Una volta che la stella viene distrutta per interazione mareale, l’immensa forza gravitazionale del buco nero cattura tutto ciò che rimane dell’oggetto. L’attrito riscalda il materiale che precipita verso il buco nero e ciò produce un’enorme quantità di radiazione X. Seguendo questa “ondata” di raggi X, la radiazione inizia successivamente a decrescere man mano che il materiale stellare supera l’orizzonte degli eventi, cioè quella sorta di punto di non ritorno al di là del quale nessuna informazione può sfuggire, nemmeno la luce.
Di solito, il gas precipita verso il buco nero seguendo una traiettoria a spirale da cui si forma una struttura a disco. Il processo che crea queste strutture, note come dischi di accrescimento, è rimasto un mistero. Ma nel caso di ASASSN-14li, i ricercatori hanno potuto seguire le fasi della formazione del disco di accrescimento analizzando la radiazione in banda X a diverse lunghezze d’onda e monitorando la sua variazione di luminosità nel corso del tempo.

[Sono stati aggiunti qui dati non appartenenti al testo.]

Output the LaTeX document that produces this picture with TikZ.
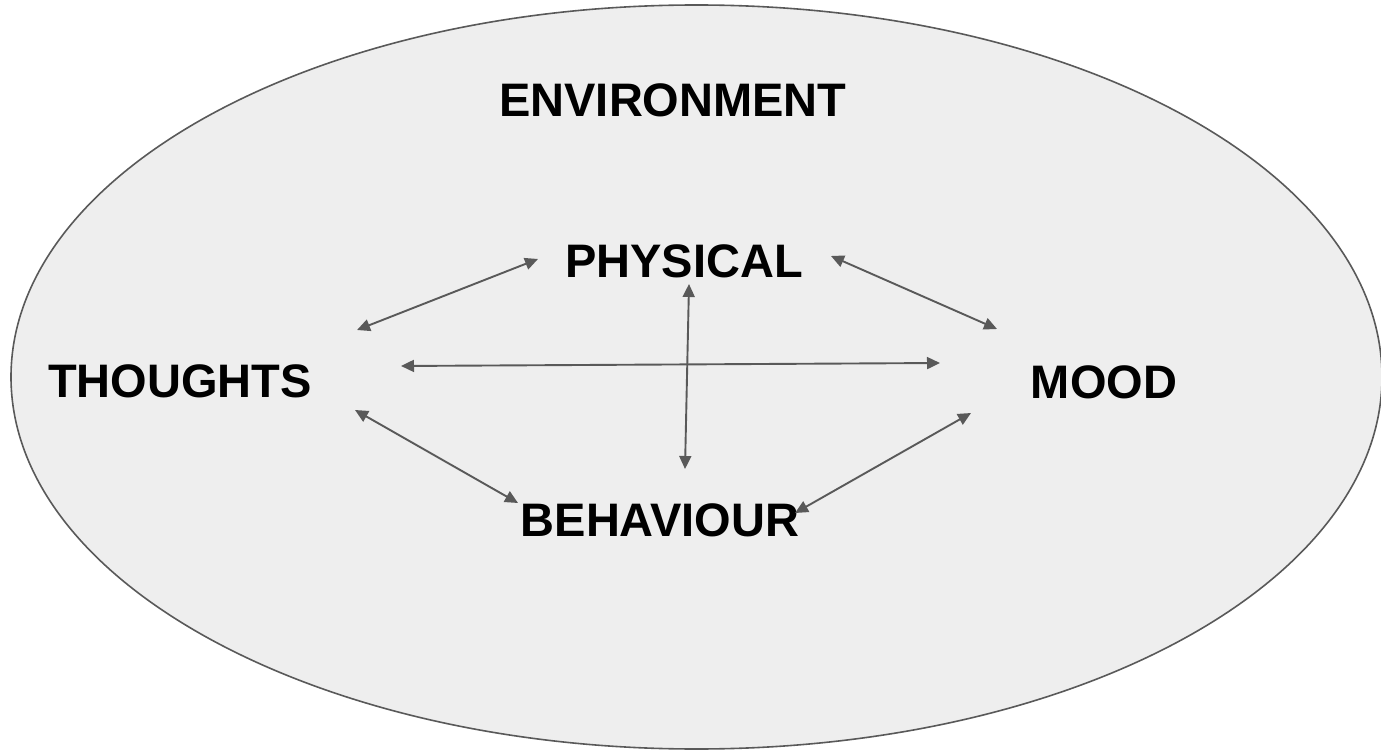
\documentclass[tikz,border=0pt]{standalone}
\usepackage{fontspec}
\setmainfont{Liberation Sans}
\usetikzlibrary{arrows.meta}

\definecolor{envfill}{HTML}{EEEEEE}
\definecolor{linegray}{HTML}{595959}

\tikzset{
	word/.style={anchor=base, inner sep=0pt, font=\fontsize{47}{56}\selectfont\bfseries, text=black},
	link/.style={{Triangle[length=13pt,width=12pt]}-{Triangle[length=13pt,width=12pt]}, draw=linegray, line width=1.9pt}
}

\begin{document}
\begin{tikzpicture}[x=1pt,y=1pt]
	\useasboundingbox (0,0) rectangle (1381,-751);
	\draw[fill=envfill, draw=linegray, line width=1.6pt] (696.5,-377) ellipse [x radius=685.5, y radius=372];

	\node[word] (env) at (673, -117)      {ENVIRONMENT};
	\node[word] (phys) at (684, -278)     {PHYSICAL};
	\node[word] (thou) at (180, -397)     {THOUGHTS};
	\node[word] (mood) at (1104, -398)    {MOOD};
	\node[word] (behav) at (660, -536)    {BEHAVIOUR};

	% arrow ends next to the words
	\coordinate (thou-up) at (357, -330);
	\coordinate (thou-mid) at (401, -366);
	\coordinate (thou-down) at (355, -410);
	\coordinate (phys-left) at (538, -259);
	\coordinate (phys-right) at (831, -256);
	\coordinate (phys-down) at (689, -284);
	\coordinate (mood-up) at (997, -329);
	\coordinate (mood-mid) at (940, -363);
	\coordinate (mood-down) at (971, -413);
	\coordinate (behav-left) at (518, -503);
	\coordinate (behav-up) at (685, -469);
	\coordinate (behav-right) at (795, -513);

	\draw[link] (thou-up) -- (phys-left);
	\draw[link] (phys-right) -- (mood-up);
	\draw[link] (thou-mid) -- (mood-mid);
	\draw[link] (phys-down) -- (behav-up);
	\draw[link] (thou-down) -- (behav-left);
	\draw[link] (mood-down) -- (behav-right);
\end{tikzpicture}
\end{document}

Gli scienziati hanno poi trovato che la maggior parte dei raggi X sono prodotti sostanzialmente dal materiale che si trova in prossimità del buco nero: infatti, il materiale più luminoso dovrebbe seguire possibilmente la più piccola orbita stabile. Ad ogni modo, gli astronomi sono anche interessati a capire che cosa accade al gas che non supera l’orizzonte degli eventi e viene invece espulso dal buco nero.

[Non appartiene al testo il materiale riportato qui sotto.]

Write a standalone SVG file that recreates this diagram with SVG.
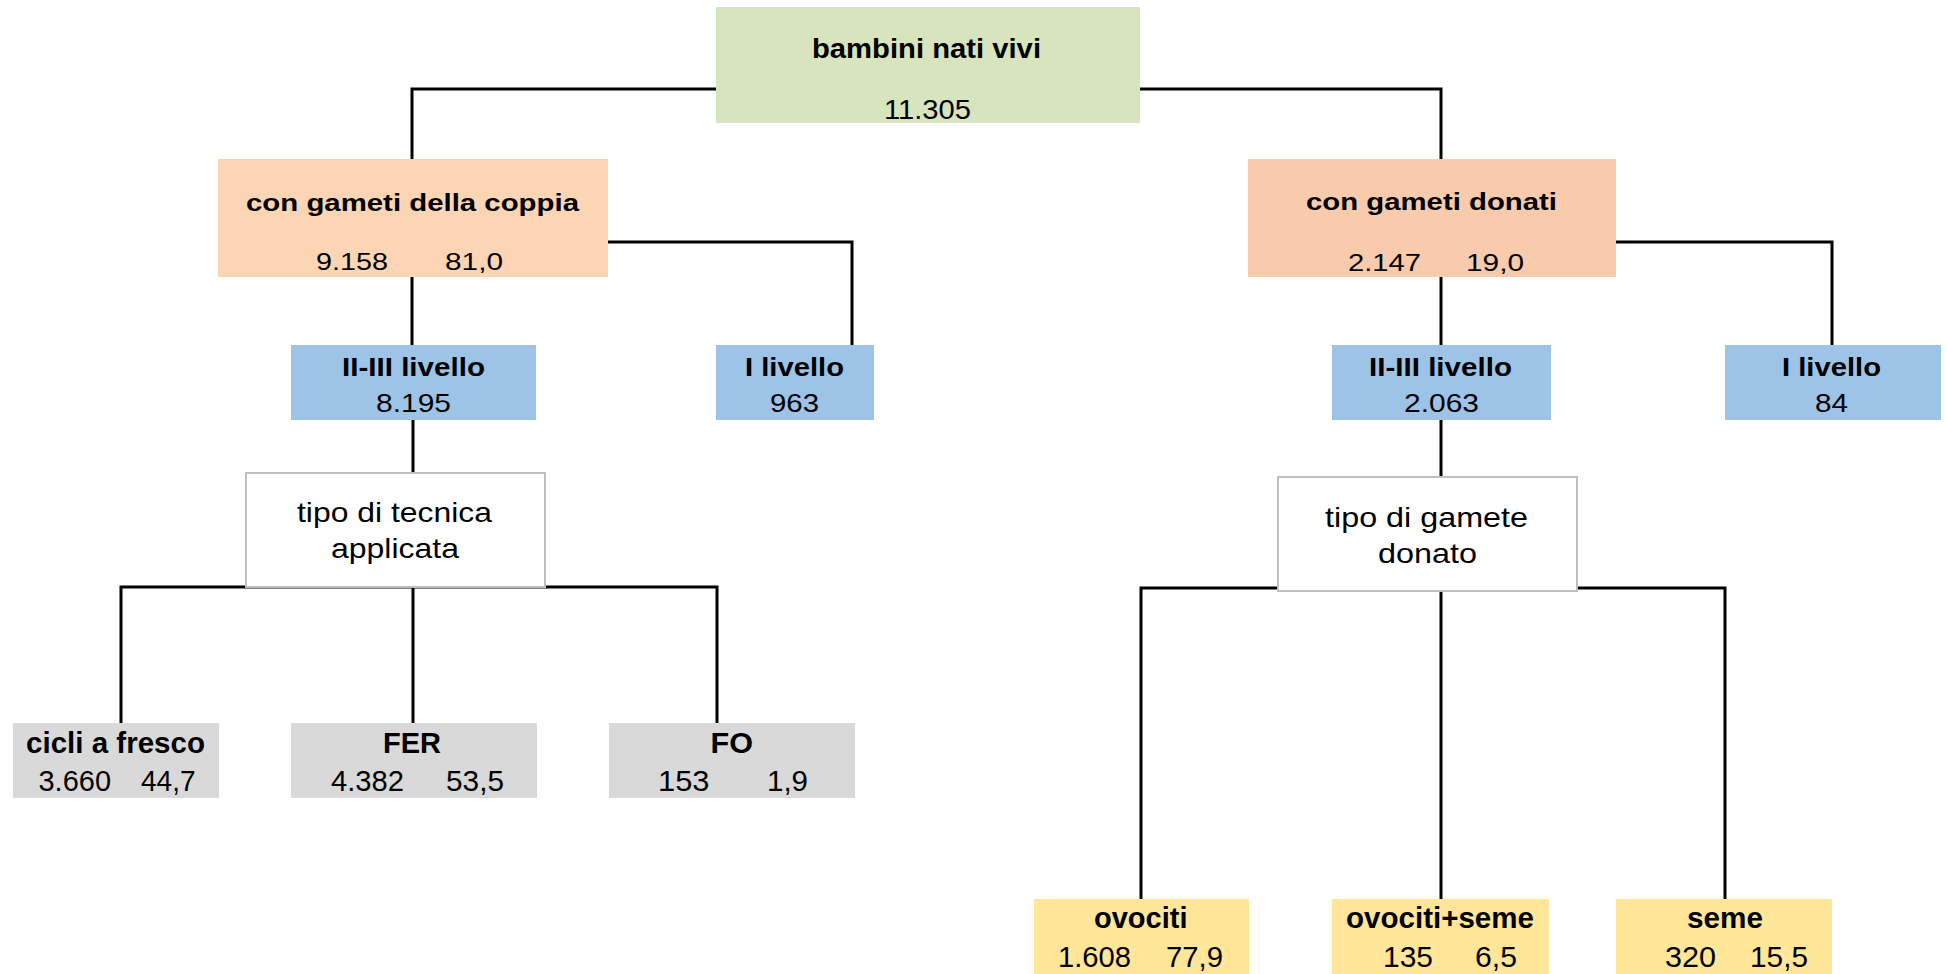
<svg xmlns="http://www.w3.org/2000/svg" width="1948" height="974" viewBox="0 0 1948 974">
<style>
.c{fill:none;stroke:#000;stroke-width:3}
.t{font-family:"Liberation Sans",Arial,sans-serif;fill:#000}
.b{font-weight:bold}
.green{fill:#d7e4bd}
.peach{fill:#fcd5b5}
.salmon{fill:#f8cbad}
.blue{fill:#9dc3e6}
.gray{fill:#d9d9d9}
.yellow{fill:#ffe699}
.white{fill:#fff;stroke:#bfbfbf;stroke-width:2}
</style>
<rect width="1948" height="974" fill="#fff"/>
<g id="connectors">
<path class="c" d="M412,159 V89 H1441 V159"/>
<path class="c" d="M412,277 V345"/>
<path class="c" d="M608,242 H852 V345"/>
<path class="c" d="M1441,277 V345"/>
<path class="c" d="M1616,242 H1832 V345"/>
<path class="c" d="M413,420 V473"/>
<path class="c" d="M1441,420 V477"/>
<path class="c" d="M121,723 V587 H717 V723"/>
<path class="c" d="M413,587 V723"/>
<path class="c" d="M1141,899 V588 H1725 V899"/>
<path class="c" d="M1441,590 V899"/>
</g>
<g id="root">
<rect class="green" x="716" y="7" width="424" height="116"/>
<text class="t b" x="812" y="58" font-size="27" textLength="229" lengthAdjust="spacingAndGlyphs">bambini nati vivi</text>
<text class="t" x="884" y="119" font-size="27" textLength="87" lengthAdjust="spacingAndGlyphs">11.305</text>
</g>
<g id="coppia">
<rect class="peach" x="218" y="159" width="390" height="118"/>
<text class="t b" x="246" y="211" font-size="24.5" textLength="333" lengthAdjust="spacingAndGlyphs">con gameti della coppia</text>
<text class="t" x="316" y="270" font-size="24" textLength="72" lengthAdjust="spacingAndGlyphs">9.158</text>
<text class="t" x="445" y="270" font-size="24" textLength="58" lengthAdjust="spacingAndGlyphs">81,0</text>
</g>
<g id="donati">
<rect class="salmon" x="1248" y="159" width="368" height="118"/>
<text class="t b" x="1306" y="210" font-size="24.5" textLength="251" lengthAdjust="spacingAndGlyphs">con gameti donati</text>
<text class="t" x="1348" y="270.5" font-size="24" textLength="73" lengthAdjust="spacingAndGlyphs">2.147</text>
<text class="t" x="1466" y="270.5" font-size="24" textLength="58" lengthAdjust="spacingAndGlyphs">19,0</text>
</g>
<g id="livello23-left">
<rect class="blue" x="291" y="345" width="245" height="75"/>
<text class="t b" x="342" y="375.5" font-size="26.5" textLength="143" lengthAdjust="spacingAndGlyphs">II-III livello</text>
<text class="t" x="376" y="412" font-size="26.5" textLength="75" lengthAdjust="spacingAndGlyphs">8.195</text>
</g>
<g id="livello1-left">
<rect class="blue" x="716" y="345" width="158" height="75"/>
<text class="t b" x="745" y="375.5" font-size="26.5" textLength="99" lengthAdjust="spacingAndGlyphs">I livello</text>
<text class="t" x="770" y="411.5" font-size="26.5" textLength="49" lengthAdjust="spacingAndGlyphs">963</text>
</g>
<g id="livello23-right">
<rect class="blue" x="1332" y="345" width="219" height="75"/>
<text class="t b" x="1369" y="375.5" font-size="26.5" textLength="143" lengthAdjust="spacingAndGlyphs">II-III livello</text>
<text class="t" x="1404" y="412" font-size="26.5" textLength="75" lengthAdjust="spacingAndGlyphs">2.063</text>
</g>
<g id="livello1-right">
<rect class="blue" x="1725" y="345" width="216" height="75"/>
<text class="t b" x="1782" y="375.5" font-size="26.5" textLength="99" lengthAdjust="spacingAndGlyphs">I livello</text>
<text class="t" x="1815" y="411.5" font-size="26.5" textLength="33" lengthAdjust="spacingAndGlyphs">84</text>
</g>
<g id="tecnica">
<rect class="white" x="246" y="473" width="299" height="114"/>
<text class="t" x="297" y="521.5" font-size="28" textLength="195" lengthAdjust="spacingAndGlyphs">tipo di tecnica</text>
<text class="t" x="331" y="558" font-size="28" textLength="128" lengthAdjust="spacingAndGlyphs">applicata</text>
</g>
<g id="gamete">
<rect class="white" x="1278" y="477" width="299" height="114"/>
<text class="t" x="1325" y="526.5" font-size="28" textLength="203" lengthAdjust="spacingAndGlyphs">tipo di gamete</text>
<text class="t" x="1378" y="563" font-size="28" textLength="99" lengthAdjust="spacingAndGlyphs">donato</text>
</g>
<g id="cicli">
<rect class="gray" x="13" y="723" width="206" height="75"/>
<text class="t b" x="26" y="753.3" font-size="29" textLength="179" lengthAdjust="spacingAndGlyphs">cicli a fresco</text>
<text class="t" x="38.5" y="790.7" font-size="29" textLength="72.5" lengthAdjust="spacingAndGlyphs">3.660</text>
<text class="t" x="141" y="790.7" font-size="29" textLength="54.5" lengthAdjust="spacingAndGlyphs">44,7</text>
</g>
<g id="fer">
<rect class="gray" x="291" y="723" width="246" height="75"/>
<text class="t b" x="383" y="753.3" font-size="29" textLength="58" lengthAdjust="spacingAndGlyphs">FER</text>
<text class="t" x="331" y="790.7" font-size="29" textLength="73" lengthAdjust="spacingAndGlyphs">4.382</text>
<text class="t" x="446" y="790.7" font-size="29" textLength="58" lengthAdjust="spacingAndGlyphs">53,5</text>
</g>
<g id="fo">
<rect class="gray" x="609" y="723" width="246" height="75"/>
<text class="t b" x="710.5" y="753.3" font-size="29" textLength="42.5" lengthAdjust="spacingAndGlyphs">FO</text>
<text class="t" x="658" y="790.7" font-size="29" textLength="51.5" lengthAdjust="spacingAndGlyphs">153</text>
<text class="t" x="767" y="790.7" font-size="29" textLength="41" lengthAdjust="spacingAndGlyphs">1,9</text>
</g>
<g id="ovociti">
<rect class="yellow" x="1034" y="899" width="215" height="75"/>
<text class="t b" x="1094" y="928.3" font-size="29" textLength="93.5" lengthAdjust="spacingAndGlyphs">ovociti</text>
<text class="t" x="1058" y="967.3" font-size="29" textLength="73" lengthAdjust="spacingAndGlyphs">1.608</text>
<text class="t" x="1166" y="967.3" font-size="29" textLength="57" lengthAdjust="spacingAndGlyphs">77,9</text>
</g>
<g id="ovociti-seme">
<rect class="yellow" x="1332" y="899" width="217" height="75"/>
<text class="t b" x="1346" y="928.3" font-size="29" textLength="188" lengthAdjust="spacingAndGlyphs">ovociti+seme</text>
<text class="t" x="1383" y="967.3" font-size="29" textLength="50" lengthAdjust="spacingAndGlyphs">135</text>
<text class="t" x="1475" y="967.3" font-size="29" textLength="42" lengthAdjust="spacingAndGlyphs">6,5</text>
</g>
<g id="seme">
<rect class="yellow" x="1616" y="899" width="216" height="75"/>
<text class="t b" x="1687" y="928.3" font-size="29" textLength="76" lengthAdjust="spacingAndGlyphs">seme</text>
<text class="t" x="1665" y="967.3" font-size="29" textLength="51" lengthAdjust="spacingAndGlyphs">320</text>
<text class="t" x="1750" y="967.3" font-size="29" textLength="58" lengthAdjust="spacingAndGlyphs">15,5</text>
</g>
</svg>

«Una volta che il buco nero fa a pezzi la stella, comincia a catturare il suo materiale molto rapidamente, ma non si tratta della fine della storia», dice Jelle Kaastra dell’Institute for Space Research in the Netherlands e co-autore dello studio. «In realtà, il buco nero non riesce a mantere il passo e perciò espelle parte del materiale verso lo spazio esterno».

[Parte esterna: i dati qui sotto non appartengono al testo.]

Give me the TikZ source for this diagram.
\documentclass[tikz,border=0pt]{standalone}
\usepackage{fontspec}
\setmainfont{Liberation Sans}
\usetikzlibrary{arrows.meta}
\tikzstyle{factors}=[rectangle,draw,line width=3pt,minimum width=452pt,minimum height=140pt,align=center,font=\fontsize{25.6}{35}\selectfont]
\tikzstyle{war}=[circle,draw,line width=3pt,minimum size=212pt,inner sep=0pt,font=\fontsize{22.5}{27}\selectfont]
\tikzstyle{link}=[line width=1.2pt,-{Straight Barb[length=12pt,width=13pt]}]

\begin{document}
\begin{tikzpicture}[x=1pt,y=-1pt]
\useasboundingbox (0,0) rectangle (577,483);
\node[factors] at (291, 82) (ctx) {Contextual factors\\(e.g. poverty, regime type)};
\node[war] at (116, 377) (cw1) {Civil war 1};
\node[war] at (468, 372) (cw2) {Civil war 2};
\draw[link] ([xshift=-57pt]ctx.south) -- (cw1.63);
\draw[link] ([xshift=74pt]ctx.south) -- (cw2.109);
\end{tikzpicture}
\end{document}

Inoltre, l’analisi dei dati X suggerisce la presenza di un “vento” che si propaga dal buco nero e che trasporta verso l’esterno una certa quantità di gas stellare. Tuttavia, questo vento non si propaga abbastanza velocemente da sfuggire alla morsa gravitazionale del buco nero. Secondo gli autori, una spiegazione possibile della sua velocità ridotta è che il gas di ciò che rimane della stella segue un’orbita ellittica attorno al buco nero perciò esso si propaga molto lentamente quando raggiunge la distanza maggiore dal buco nero, cioè nella parte più lontana dell’orbita.
«Questo risultato mette in evidenza l’importanza delle osservazioni a più lunghezze d’onda», spiega Suvi Gezari della UMD e co-autrice dello studio. «Anche se l’evento è stato scoperto da un telescopio per survey in banda ottica, le immediate osservazioni X sono state di fondamentale importanza per determinare la temperatura caratteristica e le dimensioni spaziali dell’emissione di radiazione e perciò per catturare i segnali associati alla presenza di un flusso uscente di radiazione».
Il passo successivo sarà ora quello di studiare altri eventi come ASASSN-14li in modo da poter verificare quei modelli teorici che tentano di descrivere come i buchi neri influenzano l’ambiente circostante e ricavare allo stesso tempo ulteriori indizi su come essi si comportano quando stelle o altri oggetti si avventurano nello loro vicinanze.